La invitación del profeta dirigida a la antigua ciudad de Jerusalén, hoy también está dirigida a toda la Iglesia y a cada uno de nosotros: «¡Alégrate… grita!» (So 3, 14). El motivo de la alegría se expresa con palabras que infunden esperanza, y permiten mirar al futuro con serenidad. El Señor ha abolido toda condena y ha decidido vivir entre nosotros.
Este tercer domingo de Adviento atrae nuestra mirada hacia la Navidad ya próxima. No podemos dejarnos llevar por el cansancio; no está permitida ninguna forma de tristeza, a pesar de tener motivos por las muchas preocupaciones y por las múltiples formas de violencia que hieren nuestra humanidad. Sin embargo, la venida del Señor debe llenar nuestro corazón de alegría. El profeta, que lleva escrito en su propio nombre –Sofonías– el contenido de su anuncio, abre nuestro corazón a la confianza: «Dios protege» a su pueblo. En un contexto histórico de grandes abusos y violencias, por obra sobre todo de hombres de poder, Dios hace saber que Él mismo reinará sobre su pueblo, que no lo dejará más a merced de la arrogancia de sus gobernantes, y que lo liberará de toda angustia. Hoy se nos pide que «no desfallezcamos» (cf. So 3, 16) a causa de la duda, la impaciencia o el sufrimiento.
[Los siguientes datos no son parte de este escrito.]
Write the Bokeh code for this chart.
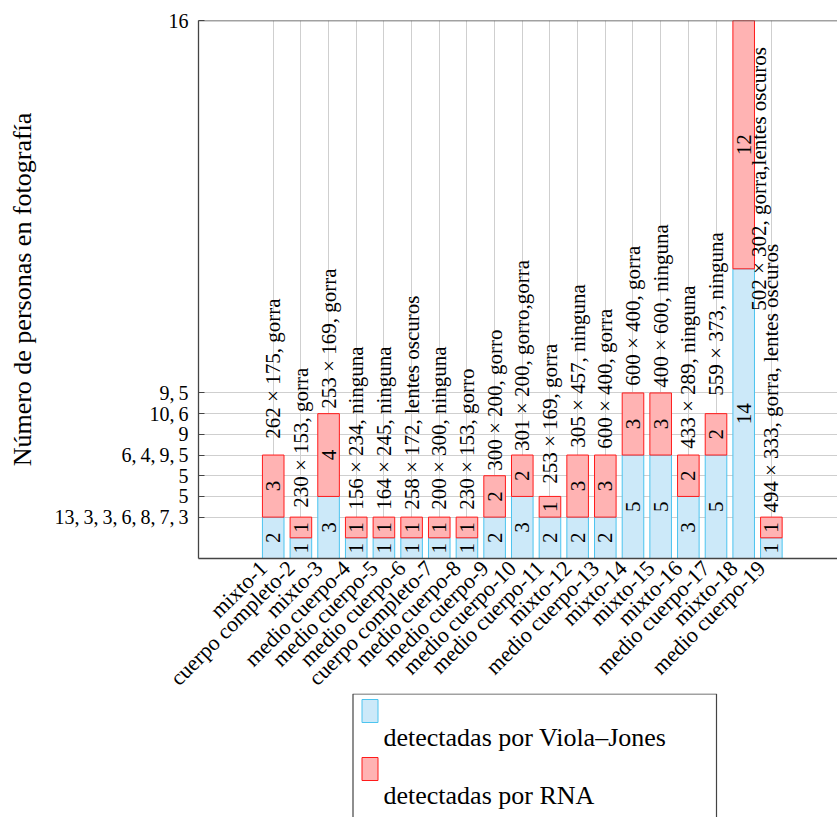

El apóstol Pablo retoma con fuerza la enseñanza del profeta Sofonías y lo repite: «El Señor está cerca» (Flp 4, 5). Por esto debemos alegrarnos siempre, y con nuestra afabilidad debemos dar a todos testimonio de la cercanía y el cuidado que Dios tiene por cada persona.
Hemos abierto la Puerta santa, aquí y en todas las catedrales del mundo. También este sencillo signo es una invitación a la alegría. Inicia el tiempo del gran perdón. Es el Jubileo de la Misericordia. Es el momento de redescubrir la presencia de Dios y su ternura de padre. Dios no ama la rigidez. Él es Padre, es tierno. Todo lo hace con ternura de Padre. Seamos también nosotros como la multitud que interrogaba a Juan: «¿Qué tenemos que hacer?» (Lc 3, 10). La respuesta del Bautista no se hace esperar. Él invita a actuar con justicia y a estar atentos a las necesidades de quienes se encuentran en estado precario. Lo que Juan exige de sus interlocutores, es cuanto se puede reflejar en la ley. A nosotros, en cambio, se nos pide un compromiso más radical. Delante a la Puerta Santa que estamos llamados a atravesar, se nos pide ser instrumentos de misericordia, conscientes de que seremos juzgados sobre esto. Quién ha sido bautizado sabe que tiene un mayor compromiso. La fe en Cristo nos lleva a un camino que dura toda la vida: el de ser misericordiosos como el Padre. La alegría de atravesar la Puerta de la Misericordia se une al compromiso de acoger y testimoniar un amor que va más allá de la justicia, un amor que no conoce confines. Y somos responsables de este infinito amor, a pesar de nuestras contradicciones.
Recemos por nosotros y por todos los que atravesarán la Puerta de la Misericordia, para que podamos comprender y acoger el infinito amor de nuestro Padre celestial, quien recrea, transforma y reforma la vida.